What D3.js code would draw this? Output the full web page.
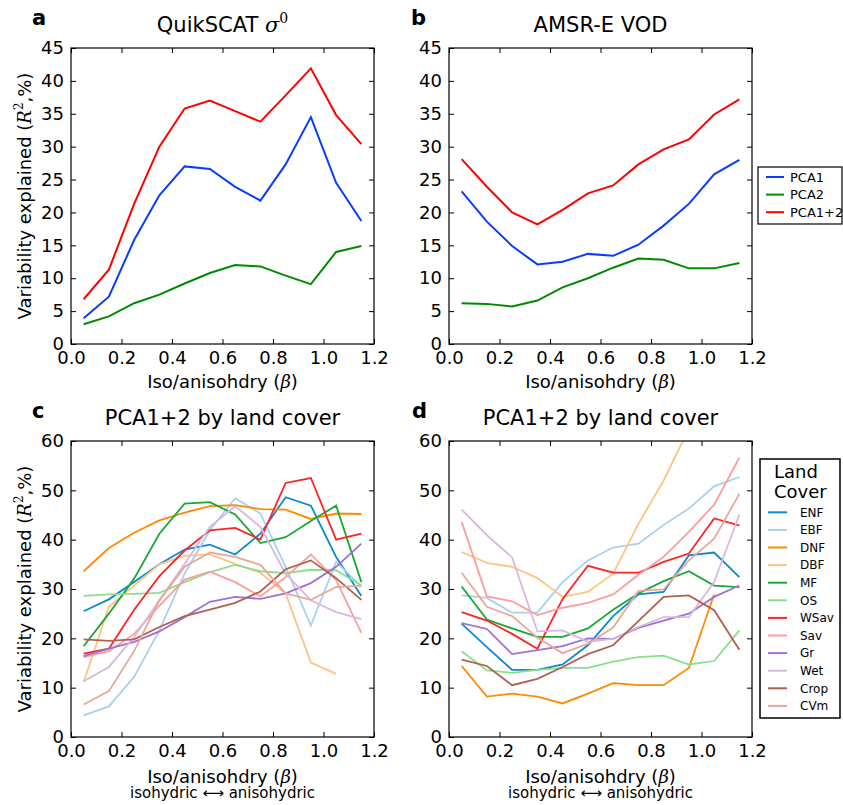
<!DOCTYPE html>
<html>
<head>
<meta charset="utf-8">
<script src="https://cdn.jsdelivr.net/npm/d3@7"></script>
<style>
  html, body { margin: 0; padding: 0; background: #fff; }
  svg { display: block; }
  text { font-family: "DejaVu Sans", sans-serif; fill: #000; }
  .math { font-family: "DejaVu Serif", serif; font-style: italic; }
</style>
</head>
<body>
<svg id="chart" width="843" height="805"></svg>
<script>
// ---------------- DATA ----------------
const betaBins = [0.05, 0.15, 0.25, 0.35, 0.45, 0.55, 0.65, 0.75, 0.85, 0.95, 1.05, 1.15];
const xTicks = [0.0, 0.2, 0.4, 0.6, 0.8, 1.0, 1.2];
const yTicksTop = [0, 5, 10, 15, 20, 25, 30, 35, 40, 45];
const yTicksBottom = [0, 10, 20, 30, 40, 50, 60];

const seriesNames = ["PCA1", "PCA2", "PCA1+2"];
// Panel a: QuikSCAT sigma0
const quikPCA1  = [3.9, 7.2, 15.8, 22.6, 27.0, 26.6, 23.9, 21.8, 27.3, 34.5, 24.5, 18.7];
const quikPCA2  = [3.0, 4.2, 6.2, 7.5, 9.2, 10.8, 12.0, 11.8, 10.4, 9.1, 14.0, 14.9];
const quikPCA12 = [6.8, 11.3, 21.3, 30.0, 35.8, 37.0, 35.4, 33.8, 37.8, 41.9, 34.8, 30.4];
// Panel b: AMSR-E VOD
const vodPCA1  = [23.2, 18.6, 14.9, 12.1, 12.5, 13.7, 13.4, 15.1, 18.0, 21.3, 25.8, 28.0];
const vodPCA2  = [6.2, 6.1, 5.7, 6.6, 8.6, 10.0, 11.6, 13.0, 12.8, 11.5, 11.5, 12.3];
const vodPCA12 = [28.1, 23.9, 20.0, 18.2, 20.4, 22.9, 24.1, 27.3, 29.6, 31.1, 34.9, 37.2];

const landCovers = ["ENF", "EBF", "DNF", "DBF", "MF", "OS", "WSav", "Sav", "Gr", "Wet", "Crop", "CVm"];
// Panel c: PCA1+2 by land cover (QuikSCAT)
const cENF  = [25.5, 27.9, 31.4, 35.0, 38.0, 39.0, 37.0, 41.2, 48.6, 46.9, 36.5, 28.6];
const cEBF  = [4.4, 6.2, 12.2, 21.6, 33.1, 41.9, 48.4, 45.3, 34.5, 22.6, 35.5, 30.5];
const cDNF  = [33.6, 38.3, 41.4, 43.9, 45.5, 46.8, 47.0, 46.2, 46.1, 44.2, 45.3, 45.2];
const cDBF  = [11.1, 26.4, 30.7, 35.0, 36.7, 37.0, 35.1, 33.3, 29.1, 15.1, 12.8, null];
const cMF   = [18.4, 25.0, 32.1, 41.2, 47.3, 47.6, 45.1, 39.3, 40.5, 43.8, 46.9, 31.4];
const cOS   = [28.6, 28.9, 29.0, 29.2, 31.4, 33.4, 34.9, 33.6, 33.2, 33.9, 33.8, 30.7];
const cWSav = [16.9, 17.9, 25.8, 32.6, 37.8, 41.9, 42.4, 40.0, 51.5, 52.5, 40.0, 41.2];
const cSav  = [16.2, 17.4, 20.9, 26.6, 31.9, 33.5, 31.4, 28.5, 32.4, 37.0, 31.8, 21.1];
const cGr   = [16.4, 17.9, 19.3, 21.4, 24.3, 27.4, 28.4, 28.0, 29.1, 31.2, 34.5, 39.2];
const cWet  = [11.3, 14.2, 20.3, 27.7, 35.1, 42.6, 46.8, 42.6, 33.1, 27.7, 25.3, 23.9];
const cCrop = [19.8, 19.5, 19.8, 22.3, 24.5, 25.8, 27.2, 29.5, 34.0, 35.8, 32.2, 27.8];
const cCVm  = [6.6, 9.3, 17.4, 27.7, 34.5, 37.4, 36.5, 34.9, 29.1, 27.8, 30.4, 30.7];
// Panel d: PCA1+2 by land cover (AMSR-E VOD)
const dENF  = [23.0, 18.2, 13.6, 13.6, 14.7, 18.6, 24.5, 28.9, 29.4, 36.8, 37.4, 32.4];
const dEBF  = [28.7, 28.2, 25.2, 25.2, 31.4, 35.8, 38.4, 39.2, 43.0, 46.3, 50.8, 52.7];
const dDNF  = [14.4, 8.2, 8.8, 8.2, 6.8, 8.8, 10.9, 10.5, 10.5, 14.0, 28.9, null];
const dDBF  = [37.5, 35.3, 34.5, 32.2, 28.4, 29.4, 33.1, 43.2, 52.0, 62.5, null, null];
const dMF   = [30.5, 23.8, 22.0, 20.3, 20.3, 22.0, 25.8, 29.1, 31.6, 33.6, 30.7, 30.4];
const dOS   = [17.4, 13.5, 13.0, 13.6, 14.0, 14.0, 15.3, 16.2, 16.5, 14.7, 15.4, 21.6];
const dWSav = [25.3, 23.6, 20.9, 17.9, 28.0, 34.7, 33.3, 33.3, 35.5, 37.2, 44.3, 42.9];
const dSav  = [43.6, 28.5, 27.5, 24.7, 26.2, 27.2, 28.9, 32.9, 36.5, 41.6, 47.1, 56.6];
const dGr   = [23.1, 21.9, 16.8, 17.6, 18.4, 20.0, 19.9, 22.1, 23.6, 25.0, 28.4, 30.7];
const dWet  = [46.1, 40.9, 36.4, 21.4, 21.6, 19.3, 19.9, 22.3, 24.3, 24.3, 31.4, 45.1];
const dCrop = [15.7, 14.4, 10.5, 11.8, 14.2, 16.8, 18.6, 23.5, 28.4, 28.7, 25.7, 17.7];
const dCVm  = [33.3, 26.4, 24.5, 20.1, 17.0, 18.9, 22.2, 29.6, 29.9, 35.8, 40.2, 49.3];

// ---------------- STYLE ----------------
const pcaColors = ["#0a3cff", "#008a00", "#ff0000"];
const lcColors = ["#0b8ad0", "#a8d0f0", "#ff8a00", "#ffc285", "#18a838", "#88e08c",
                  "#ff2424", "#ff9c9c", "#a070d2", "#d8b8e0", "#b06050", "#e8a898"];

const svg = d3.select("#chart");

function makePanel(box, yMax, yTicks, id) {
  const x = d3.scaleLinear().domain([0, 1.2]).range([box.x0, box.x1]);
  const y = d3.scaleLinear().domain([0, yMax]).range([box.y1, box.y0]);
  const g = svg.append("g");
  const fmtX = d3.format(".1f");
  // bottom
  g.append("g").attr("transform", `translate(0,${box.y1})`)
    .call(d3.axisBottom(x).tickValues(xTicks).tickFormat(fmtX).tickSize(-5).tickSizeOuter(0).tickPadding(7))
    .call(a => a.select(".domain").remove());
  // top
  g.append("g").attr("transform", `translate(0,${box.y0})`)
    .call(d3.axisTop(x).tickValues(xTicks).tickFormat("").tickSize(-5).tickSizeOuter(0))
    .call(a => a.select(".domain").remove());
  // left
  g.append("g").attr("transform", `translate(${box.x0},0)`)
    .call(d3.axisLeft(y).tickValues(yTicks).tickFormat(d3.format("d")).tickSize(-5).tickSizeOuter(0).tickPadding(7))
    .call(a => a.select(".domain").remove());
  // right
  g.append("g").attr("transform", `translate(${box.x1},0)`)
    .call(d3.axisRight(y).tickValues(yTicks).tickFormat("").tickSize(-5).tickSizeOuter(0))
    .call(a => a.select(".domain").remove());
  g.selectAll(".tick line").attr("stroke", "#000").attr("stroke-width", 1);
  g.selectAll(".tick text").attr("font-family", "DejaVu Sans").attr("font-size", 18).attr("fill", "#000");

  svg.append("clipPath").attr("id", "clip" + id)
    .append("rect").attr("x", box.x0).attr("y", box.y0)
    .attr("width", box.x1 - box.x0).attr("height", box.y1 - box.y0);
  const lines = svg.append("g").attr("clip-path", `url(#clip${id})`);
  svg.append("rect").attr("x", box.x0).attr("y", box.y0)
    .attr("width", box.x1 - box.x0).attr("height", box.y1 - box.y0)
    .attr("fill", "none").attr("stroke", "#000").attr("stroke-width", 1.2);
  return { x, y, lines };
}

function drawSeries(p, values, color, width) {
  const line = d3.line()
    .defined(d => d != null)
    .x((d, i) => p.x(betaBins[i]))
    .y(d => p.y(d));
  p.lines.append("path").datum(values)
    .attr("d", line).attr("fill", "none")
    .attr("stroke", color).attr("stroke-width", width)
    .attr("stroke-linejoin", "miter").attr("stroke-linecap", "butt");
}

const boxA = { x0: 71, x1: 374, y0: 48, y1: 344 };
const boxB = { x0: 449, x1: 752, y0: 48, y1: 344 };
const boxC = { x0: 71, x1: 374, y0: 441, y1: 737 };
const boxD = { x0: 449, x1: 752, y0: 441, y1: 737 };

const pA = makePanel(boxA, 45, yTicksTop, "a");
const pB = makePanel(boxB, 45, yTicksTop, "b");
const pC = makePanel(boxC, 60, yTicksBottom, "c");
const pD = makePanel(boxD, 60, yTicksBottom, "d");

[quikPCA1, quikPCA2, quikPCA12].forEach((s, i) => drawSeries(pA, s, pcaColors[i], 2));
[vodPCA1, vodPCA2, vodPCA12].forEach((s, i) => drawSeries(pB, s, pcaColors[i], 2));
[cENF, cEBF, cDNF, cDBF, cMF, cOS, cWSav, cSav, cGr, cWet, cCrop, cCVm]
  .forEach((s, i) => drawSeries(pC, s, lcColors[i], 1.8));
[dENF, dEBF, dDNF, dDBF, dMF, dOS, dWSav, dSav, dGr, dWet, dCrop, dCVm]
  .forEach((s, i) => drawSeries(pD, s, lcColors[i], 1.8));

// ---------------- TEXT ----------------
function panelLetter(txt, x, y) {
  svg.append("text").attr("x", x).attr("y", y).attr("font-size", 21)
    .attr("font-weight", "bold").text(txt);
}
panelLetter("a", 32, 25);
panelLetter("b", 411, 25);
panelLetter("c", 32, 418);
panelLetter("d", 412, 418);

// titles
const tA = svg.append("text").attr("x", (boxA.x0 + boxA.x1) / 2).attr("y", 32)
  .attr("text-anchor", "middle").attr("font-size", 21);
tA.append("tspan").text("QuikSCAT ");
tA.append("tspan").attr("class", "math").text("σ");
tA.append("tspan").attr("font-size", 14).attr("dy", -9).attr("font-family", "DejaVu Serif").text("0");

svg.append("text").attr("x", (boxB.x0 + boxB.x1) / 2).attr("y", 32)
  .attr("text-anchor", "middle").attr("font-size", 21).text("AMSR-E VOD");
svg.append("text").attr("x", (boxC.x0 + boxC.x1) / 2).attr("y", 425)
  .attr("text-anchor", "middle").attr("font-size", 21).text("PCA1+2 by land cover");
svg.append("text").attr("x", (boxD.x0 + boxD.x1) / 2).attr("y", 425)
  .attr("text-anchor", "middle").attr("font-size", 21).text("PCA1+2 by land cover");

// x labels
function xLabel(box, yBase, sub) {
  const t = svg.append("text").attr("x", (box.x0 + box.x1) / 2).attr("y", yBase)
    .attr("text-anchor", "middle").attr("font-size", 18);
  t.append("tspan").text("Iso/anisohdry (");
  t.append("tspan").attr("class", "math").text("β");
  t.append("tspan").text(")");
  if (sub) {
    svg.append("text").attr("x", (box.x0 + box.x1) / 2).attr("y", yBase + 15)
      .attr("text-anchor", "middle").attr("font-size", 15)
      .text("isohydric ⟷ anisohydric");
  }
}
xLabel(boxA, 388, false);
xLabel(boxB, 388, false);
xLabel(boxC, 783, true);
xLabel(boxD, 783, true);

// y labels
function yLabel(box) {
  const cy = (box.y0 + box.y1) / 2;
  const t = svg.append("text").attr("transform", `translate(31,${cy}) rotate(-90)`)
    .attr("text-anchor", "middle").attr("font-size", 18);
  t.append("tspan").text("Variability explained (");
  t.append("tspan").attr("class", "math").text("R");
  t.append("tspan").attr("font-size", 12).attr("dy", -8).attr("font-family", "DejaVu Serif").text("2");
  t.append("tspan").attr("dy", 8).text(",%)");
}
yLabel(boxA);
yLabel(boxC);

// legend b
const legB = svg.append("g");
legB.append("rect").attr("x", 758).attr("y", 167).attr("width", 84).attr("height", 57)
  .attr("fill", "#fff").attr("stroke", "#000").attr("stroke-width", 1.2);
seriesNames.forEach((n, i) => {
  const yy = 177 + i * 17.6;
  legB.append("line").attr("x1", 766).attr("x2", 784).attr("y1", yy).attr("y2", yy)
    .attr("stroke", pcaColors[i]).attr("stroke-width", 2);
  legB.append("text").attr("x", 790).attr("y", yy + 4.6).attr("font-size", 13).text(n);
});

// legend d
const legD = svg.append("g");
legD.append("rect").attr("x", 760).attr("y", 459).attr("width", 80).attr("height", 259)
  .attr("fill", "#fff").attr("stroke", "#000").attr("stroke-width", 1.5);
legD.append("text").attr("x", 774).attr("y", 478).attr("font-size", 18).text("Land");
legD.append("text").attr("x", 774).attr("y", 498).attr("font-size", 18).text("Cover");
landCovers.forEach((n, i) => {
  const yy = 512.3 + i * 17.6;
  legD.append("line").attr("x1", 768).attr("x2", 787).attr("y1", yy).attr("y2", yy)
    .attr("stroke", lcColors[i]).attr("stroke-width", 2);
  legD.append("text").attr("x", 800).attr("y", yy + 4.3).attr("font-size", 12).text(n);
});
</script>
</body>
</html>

----

Exactly reproduce the run of lines from the start of the listing through the line with "const yTicksBottom = [0, 10, 20, 30, 40, 50, 60];", inclusive; pictures are not copied.

What D3.js code would draw this? Output the full web page.
<!DOCTYPE html>
<html>
<head>
<meta charset="utf-8">
<script src="https://cdn.jsdelivr.net/npm/d3@7"></script>
<style>
  html, body { margin: 0; padding: 0; background: #fff; }
  svg { display: block; }
  text { font-family: "DejaVu Sans", sans-serif; fill: #000; }
  .math { font-family: "DejaVu Serif", serif; font-style: italic; }
</style>
</head>
<body>
<svg id="chart" width="843" height="805"></svg>
<script>
// ---------------- DATA ----------------
const betaBins = [0.05, 0.15, 0.25, 0.35, 0.45, 0.55, 0.65, 0.75, 0.85, 0.95, 1.05, 1.15];
const xTicks = [0.0, 0.2, 0.4, 0.6, 0.8, 1.0, 1.2];
const yTicksTop = [0, 5, 10, 15, 20, 25, 30, 35, 40, 45];
const yTicksBottom = [0, 10, 20, 30, 40, 50, 60];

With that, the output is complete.